• TASK PROMPT: Without the pictures, return all of the material exactly as written.

-=-=-

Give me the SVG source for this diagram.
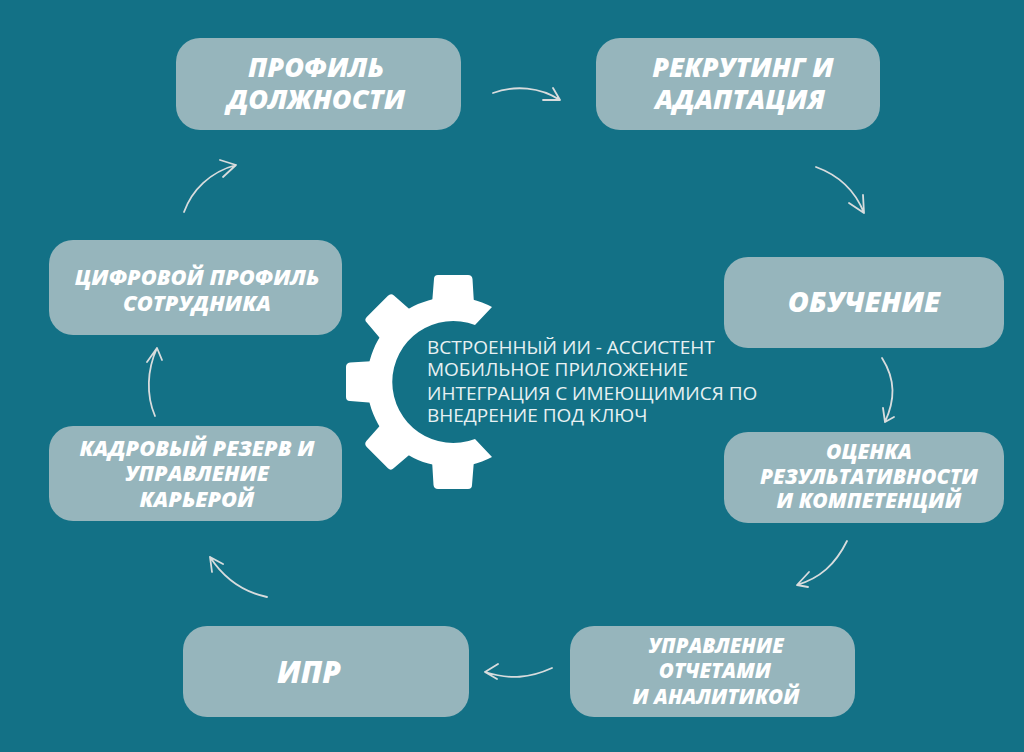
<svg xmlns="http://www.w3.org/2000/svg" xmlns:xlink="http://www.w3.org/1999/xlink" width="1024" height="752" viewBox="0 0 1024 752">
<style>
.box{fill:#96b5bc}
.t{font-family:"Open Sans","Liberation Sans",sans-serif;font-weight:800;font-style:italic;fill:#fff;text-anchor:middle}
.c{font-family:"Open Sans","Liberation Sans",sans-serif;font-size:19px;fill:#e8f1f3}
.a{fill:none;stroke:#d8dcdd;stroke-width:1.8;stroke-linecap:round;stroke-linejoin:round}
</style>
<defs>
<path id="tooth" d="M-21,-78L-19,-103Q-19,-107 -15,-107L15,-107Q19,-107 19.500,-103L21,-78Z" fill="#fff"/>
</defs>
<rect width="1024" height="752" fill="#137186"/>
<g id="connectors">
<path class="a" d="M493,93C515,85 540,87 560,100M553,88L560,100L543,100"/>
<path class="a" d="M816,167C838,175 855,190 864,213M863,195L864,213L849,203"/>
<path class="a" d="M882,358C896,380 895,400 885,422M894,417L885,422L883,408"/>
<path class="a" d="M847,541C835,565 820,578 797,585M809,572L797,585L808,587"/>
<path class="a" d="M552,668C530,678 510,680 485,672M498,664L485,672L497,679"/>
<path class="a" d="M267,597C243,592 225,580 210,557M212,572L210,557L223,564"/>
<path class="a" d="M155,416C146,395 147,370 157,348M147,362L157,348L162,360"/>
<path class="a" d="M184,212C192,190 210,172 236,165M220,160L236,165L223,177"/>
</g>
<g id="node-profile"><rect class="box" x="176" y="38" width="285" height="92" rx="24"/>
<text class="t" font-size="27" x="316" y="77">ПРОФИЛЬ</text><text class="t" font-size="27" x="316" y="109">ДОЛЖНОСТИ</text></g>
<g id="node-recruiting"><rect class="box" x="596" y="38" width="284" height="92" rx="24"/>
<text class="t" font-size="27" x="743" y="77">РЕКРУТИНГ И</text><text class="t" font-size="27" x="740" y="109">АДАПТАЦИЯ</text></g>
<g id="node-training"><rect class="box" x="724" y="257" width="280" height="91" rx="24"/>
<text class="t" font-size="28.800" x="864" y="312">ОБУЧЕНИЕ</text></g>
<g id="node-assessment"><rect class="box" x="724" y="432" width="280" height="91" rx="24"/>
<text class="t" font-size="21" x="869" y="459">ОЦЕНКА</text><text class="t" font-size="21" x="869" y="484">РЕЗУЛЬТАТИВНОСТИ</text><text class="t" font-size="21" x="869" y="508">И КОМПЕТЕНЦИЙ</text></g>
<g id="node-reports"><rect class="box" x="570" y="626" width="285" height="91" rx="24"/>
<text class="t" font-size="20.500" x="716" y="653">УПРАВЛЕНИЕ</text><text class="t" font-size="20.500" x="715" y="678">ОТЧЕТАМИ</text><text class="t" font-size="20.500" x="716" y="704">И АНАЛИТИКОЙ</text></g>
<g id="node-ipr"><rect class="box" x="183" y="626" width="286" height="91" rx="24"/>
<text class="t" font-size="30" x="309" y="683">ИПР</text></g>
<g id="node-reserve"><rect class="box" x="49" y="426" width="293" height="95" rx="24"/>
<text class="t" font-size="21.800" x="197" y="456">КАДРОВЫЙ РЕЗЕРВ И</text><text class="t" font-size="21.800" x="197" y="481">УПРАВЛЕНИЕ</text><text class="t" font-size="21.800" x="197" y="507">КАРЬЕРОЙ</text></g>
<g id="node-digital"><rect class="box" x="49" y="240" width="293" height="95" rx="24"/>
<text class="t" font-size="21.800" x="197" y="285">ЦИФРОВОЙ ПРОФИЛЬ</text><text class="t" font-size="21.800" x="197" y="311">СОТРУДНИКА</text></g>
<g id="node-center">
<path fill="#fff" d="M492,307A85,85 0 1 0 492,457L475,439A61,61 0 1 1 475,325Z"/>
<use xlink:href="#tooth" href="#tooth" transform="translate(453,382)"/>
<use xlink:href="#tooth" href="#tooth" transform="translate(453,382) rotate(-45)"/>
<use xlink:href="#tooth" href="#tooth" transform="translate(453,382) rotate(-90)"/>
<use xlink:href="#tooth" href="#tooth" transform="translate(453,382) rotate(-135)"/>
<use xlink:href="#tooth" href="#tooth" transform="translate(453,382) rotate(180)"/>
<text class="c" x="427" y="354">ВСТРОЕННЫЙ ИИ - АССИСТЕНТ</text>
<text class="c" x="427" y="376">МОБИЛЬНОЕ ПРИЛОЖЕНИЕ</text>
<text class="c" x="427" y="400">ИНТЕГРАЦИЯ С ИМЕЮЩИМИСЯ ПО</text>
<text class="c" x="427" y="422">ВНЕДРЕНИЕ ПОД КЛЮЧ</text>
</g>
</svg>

-=-=-

• RESULT:
Give me the SVG source for this diagram.
<svg xmlns="http://www.w3.org/2000/svg" xmlns:xlink="http://www.w3.org/1999/xlink" width="1024" height="752" viewBox="0 0 1024 752">
<style>
.box{fill:#96b5bc}
.t{font-family:"Open Sans","Liberation Sans",sans-serif;font-weight:800;font-style:italic;fill:#fff;text-anchor:middle}
.c{font-family:"Open Sans","Liberation Sans",sans-serif;font-size:19px;fill:#e8f1f3}
.a{fill:none;stroke:#d8dcdd;stroke-width:1.8;stroke-linecap:round;stroke-linejoin:round}
</style>
<defs>
<path id="tooth" d="M-21,-78L-19,-103Q-19,-107 -15,-107L15,-107Q19,-107 19.500,-103L21,-78Z" fill="#fff"/>
</defs>
<rect width="1024" height="752" fill="#137186"/>
<g id="connectors">
<path class="a" d="M493,93C515,85 540,87 560,100M553,88L560,100L543,100"/>
<path class="a" d="M816,167C838,175 855,190 864,213M863,195L864,213L849,203"/>
<path class="a" d="M882,358C896,380 895,400 885,422M894,417L885,422L883,408"/>
<path class="a" d="M847,541C835,565 820,578 797,585M809,572L797,585L808,587"/>
<path class="a" d="M552,668C530,678 510,680 485,672M498,664L485,672L497,679"/>
<path class="a" d="M267,597C243,592 225,580 210,557M212,572L210,557L223,564"/>
<path class="a" d="M155,416C146,395 147,370 157,348M147,362L157,348L162,360"/>
<path class="a" d="M184,212C192,190 210,172 236,165M220,160L236,165L223,177"/>
</g>
<g id="node-profile"><rect class="box" x="176" y="38" width="285" height="92" rx="24"/>
<text class="t" font-size="27" x="316" y="77">ПРОФИЛЬ</text><text class="t" font-size="27" x="316" y="109">ДОЛЖНОСТИ</text></g>
<g id="node-recruiting"><rect class="box" x="596" y="38" width="284" height="92" rx="24"/>
<text class="t" font-size="27" x="743" y="77">РЕКРУТИНГ И</text><text class="t" font-size="27" x="740" y="109">АДАПТАЦИЯ</text></g>
<g id="node-training"><rect class="box" x="724" y="257" width="280" height="91" rx="24"/>
<text class="t" font-size="28.800" x="864" y="312">ОБУЧЕНИЕ</text></g>
<g id="node-assessment"><rect class="box" x="724" y="432" width="280" height="91" rx="24"/>
<text class="t" font-size="21" x="869" y="459">ОЦЕНКА</text><text class="t" font-size="21" x="869" y="484">РЕЗУЛЬТАТИВНОСТИ</text><text class="t" font-size="21" x="869" y="508">И КОМПЕТЕНЦИЙ</text></g>
<g id="node-reports"><rect class="box" x="570" y="626" width="285" height="91" rx="24"/>
<text class="t" font-size="20.500" x="716" y="653">УПРАВЛЕНИЕ</text><text class="t" font-size="20.500" x="715" y="678">ОТЧЕТАМИ</text><text class="t" font-size="20.500" x="716" y="704">И АНАЛИТИКОЙ</text></g>
<g id="node-ipr"><rect class="box" x="183" y="626" width="286" height="91" rx="24"/>
<text class="t" font-size="30" x="309" y="683">ИПР</text></g>
<g id="node-reserve"><rect class="box" x="49" y="426" width="293" height="95" rx="24"/>
<text class="t" font-size="21.800" x="197" y="456">КАДРОВЫЙ РЕЗЕРВ И</text><text class="t" font-size="21.800" x="197" y="481">УПРАВЛЕНИЕ</text><text class="t" font-size="21.800" x="197" y="507">КАРЬЕРОЙ</text></g>
<g id="node-digital"><rect class="box" x="49" y="240" width="293" height="95" rx="24"/>
<text class="t" font-size="21.800" x="197" y="285">ЦИФРОВОЙ ПРОФИЛЬ</text><text class="t" font-size="21.800" x="197" y="311">СОТРУДНИКА</text></g>
<g id="node-center">
<path fill="#fff" d="M492,307A85,85 0 1 0 492,457L475,439A61,61 0 1 1 475,325Z"/>
<use xlink:href="#tooth" href="#tooth" transform="translate(453,382)"/>
<use xlink:href="#tooth" href="#tooth" transform="translate(453,382) rotate(-45)"/>
<use xlink:href="#tooth" href="#tooth" transform="translate(453,382) rotate(-90)"/>
<use xlink:href="#tooth" href="#tooth" transform="translate(453,382) rotate(-135)"/>
<use xlink:href="#tooth" href="#tooth" transform="translate(453,382) rotate(180)"/>
<text class="c" x="427" y="354">ВСТРОЕННЫЙ ИИ - АССИСТЕНТ</text>
<text class="c" x="427" y="376">МОБИЛЬНОЕ ПРИЛОЖЕНИЕ</text>
<text class="c" x="427" y="400">ИНТЕГРАЦИЯ С ИМЕЮЩИМИСЯ ПО</text>
<text class="c" x="427" y="422">ВНЕДРЕНИЕ ПОД КЛЮЧ</text>
</g>
</svg>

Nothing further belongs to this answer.